Crisis and Crossfire
Peter L. Hahn
Crisis and Crossfire
Peter L. Hahn
Crisis and Crossfire traces the origins of the contemporary challenges facing the United States in the Middle East by analyzing the broad contours of U.S. policy in the region since the government's first involvement there in the 1940s. Peter L. Hahn evaluates U.S. policy in the context of such global phenomena as the Cold War and the multipolar international order that emerged in the early 2000s. He explains how the United States has tried, with varying degrees of success, to curtail, modify, and channel Arab and Iranian nationalist movements to serve U.S. interests.

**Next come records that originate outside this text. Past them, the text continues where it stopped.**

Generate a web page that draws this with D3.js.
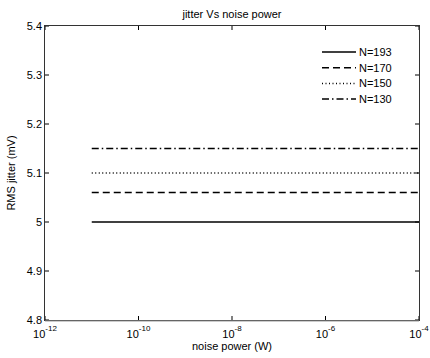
<!DOCTYPE html>
<html>
<head>
<meta charset="utf-8">
<script src="https://cdnjs.cloudflare.com/ajax/libs/d3/7.8.5/d3.min.js"></script>
<style>
  body { margin: 0; background: #fff; }
  text { font-family: "Liberation Sans", Arial, sans-serif; fill: #000; }
</style>
</head>
<body>
<div id="chart"></div>
<script>
// data
const seriesNames = ["N=193", "N=170", "N=150", "N=130"];
const seriesValues = [5.0, 5.06, 5.1, 5.15];
const noisePower = [1e-11, 1e-4];
const xTickExps = [-12, -10, -8, -6, -4];
const yTicks = [4.8, 4.9, 5.0, 5.1, 5.2, 5.3, 5.4];
const dashes = ["none", "7,4", "1,2.5", "7,3,1.5,3"];

const W = 430, H = 358;
const margin = {left: 45, right: 11, top: 26, bottom: 38};
const iw = W - margin.left - margin.right,
    ih = H - margin.top - margin.bottom;

let svg = d3.select("#chart").append("svg")
    .attr("width", W).attr("height", H);

let x = d3.scaleLog().domain([1e-12, 1e-4]).range([0, iw]);
let y = d3.scaleLinear().domain([4.8, 5.4]).range([ih, 0]);

let g = svg.append("g").attr("transform", `translate(${margin.left},${margin.top})`);

// ticks inside, all four sides (matlab box)
let tl = 4;
xTickExps.forEach(function (e) {
    let px = x(Math.pow(10, e));
    g.append("line").attr("x1", px).attr("x2", px).attr("y1", ih).attr("y2", ih - tl).attr("stroke", "#000");
    g.append("line").attr("x1", px).attr("x2", px).attr("y1", 0).attr("y2", tl).attr("stroke", "#000");
    let t = g.append("text").attr("x", px).attr("y", ih + 18)
        .attr("text-anchor", "middle").attr("font-size", 11);
    t.append("tspan").text("10");
    t.append("tspan").attr("dy", -7).attr("font-size", 8).text(e);
});
yTicks.forEach(function (v) {
    let py = y(v);
    g.append("line").attr("x1", 0).attr("x2", tl).attr("y1", py).attr("y2", py).attr("stroke", "#000");
    g.append("line").attr("x1", iw).attr("x2", iw - tl).attr("y1", py).attr("y2", py).attr("stroke", "#000");
    g.append("text").attr("x", -3).attr("y", py + 4)
        .attr("text-anchor", "end").attr("font-size", 11)
        .text(v === 5 ? "5" : d3.format(".1f")(v));
});

// series
let line = d3.line().x(d => x(d[0])).y(d => y(d[1]));
seriesValues.forEach(function (v, i) {
    g.append("path")
        .datum(noisePower.map(p => [p, v]))
        .attr("d", line)
        .attr("fill", "none")
        .attr("stroke", "#000")
        .attr("stroke-width", 1.5)
        .attr("stroke-dasharray", dashes[i]);
});

// frame
g.append("rect").attr("x", -0.5).attr("y", -0.5).attr("width", iw + 1).attr("height", ih + 1)
    .attr("fill", "none").attr("stroke", "#333").attr("stroke-width", 1);
g.append("line").attr("x1", 0).attr("x2", iw).attr("y1", ih + 1).attr("y2", ih + 1)
    .attr("stroke", "#999").attr("stroke-width", 1);

// legend
let lg = svg.append("g").attr("transform", "translate(322,52)");
seriesNames.forEach(function (n, i) {
    let ly = i * 15.7;
    lg.append("line").attr("x1", 0).attr("x2", 34).attr("y1", ly).attr("y2", ly)
        .attr("stroke", "#000").attr("stroke-width", 1.5)
        .attr("stroke-dasharray", dashes[i]);
    lg.append("text").attr("x", 37).attr("y", ly + 4).attr("font-size", 11).text(n);
});

// titles
svg.append("text").attr("x", margin.left + iw / 2).attr("y", 18)
    .attr("text-anchor", "middle").attr("font-size", 11).text("jitter Vs noise power");
svg.append("text").attr("x", margin.left + iw / 2).attr("y", 350)
    .attr("text-anchor", "middle").attr("font-size", 11).text("noise power (W)");
svg.append("text").attr("transform", `translate(15,${margin.top + ih / 2}) rotate(-90)`)
    .attr("text-anchor", "middle").attr("font-size", 11).text("RMS jitter (mV)");
</script>
</body>
</html>
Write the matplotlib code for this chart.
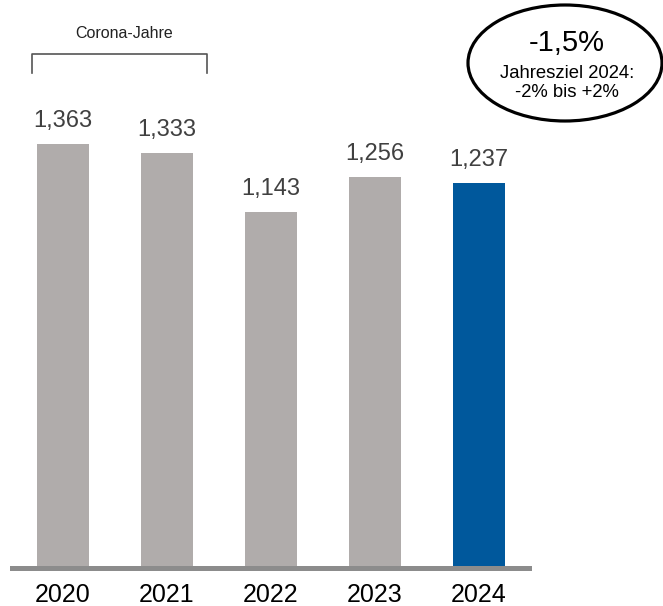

Crisis and Crossfire examines the U.S. approach to the Arab-Israeli conflict through eight decades, exploring the interstate wars of the 1940s-1980s, the quests to make peace in the 1970s-2010s, and the enduring strife between Israel and Palestine. Hahn details how the United States has assumed growing responsibility for regional stability and security in the Middle East since World War II, culminating in involvement in the Gulf War to liberate Kuwait and the invasions and occupations of Afghanistan and Iraq. This new edition provides an objective explanation of the Israeli-Palestinian Gaza War; the U.S. stand-off with Iran; the proxy wars in Lebanon, Yemen, Libya, and Syria; the threat of terrorism; and related topics.